Me quedaré siempre con la imagen de esos dos niños regresando a casa después del colegio, en esos días en los que el pasaje escolar costaba veinte centavos y nosotros preferíamos caminar para poder comprarnos algo que guste a nuestro paladar. Me quedo con esa complicidad de hermanos, con ese cariño puro de la infancia, cuando todo parecía más lento y el mundo nos inspiraba un miedo enorme. Esos niños ya no están más, murieron con el paso de los años y se convirtieron en adultos que ya no viven más juntos, que la vida se encargó de separar tan arbitrariamente como alguna vez los juntó.
Después de muchas turbulencias aprendimos que la mejor manera de amarnos como hermanos era bajo las licencias de la distancia. Ella se fue a vivir su vida, lo que le tocaba vivir, yo me quedé un poco más atrás, esperando a la vida, esperando que ella hiciera su voluntad conmigo. Sara se fue de la casa antes de los veinte, hizo su empresa y vive como mejor se siente y eso me hace feliz, saber que tal vez ya no compartimos el cochecito amarillo de nuestros primeros años pero que al verla una vez por mes, radiante, bella, madura e independiente me hace confiar en la premisa de que no nacimos para vivir juntos por mucho tiempo, porque ella es fuego y yo agua, y es en la distancia donde nos amamos más, donde hemos encontrado ese equilibrio que perdimos entre la adolescencia y la juventud.
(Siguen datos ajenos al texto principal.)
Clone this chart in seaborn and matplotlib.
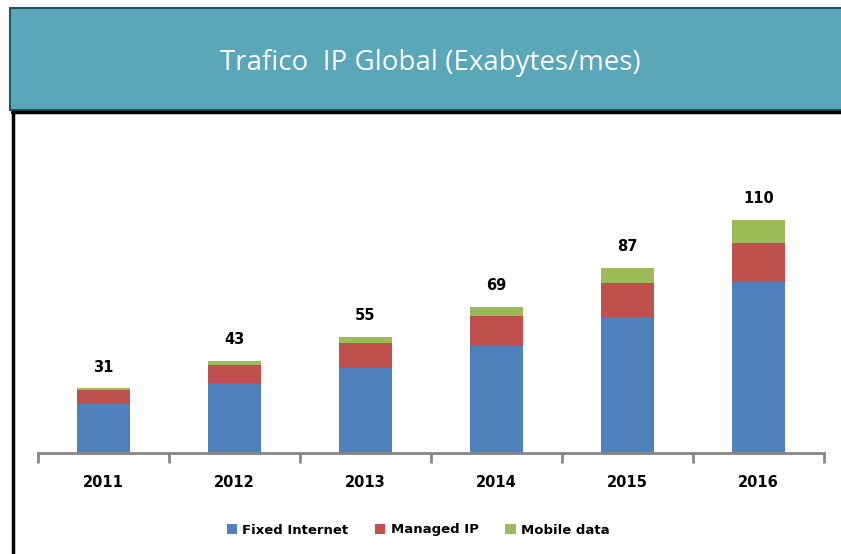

-Feliz cumpleaños gordita. ¿Cuántos marzos son? Ya estás enorme –digo.
-Gracias hermano. ¡Te pasaste! Eres el primero en saludarme. Si ya estoy grandota. Nos vemos más tarde. Un abrazo, te quiero mucho –responde.
-Siempre fuimos los primeros en saludarnos. ¿Recuerdas? –digo.
-Si, tienes razón hermanito, siempre fue así. De verdad muchas gracias, me emocionas y sabes que soy una llorona –responde.
-Lo sé, te quiero mucho gordita –digo.
-Yo también boti –responde.
Era la media noche del 24 de marzo, yo estaba en mi habitación escribiendo estas líneas y ella estaba al otro lado de Lima, sola, en su departamento.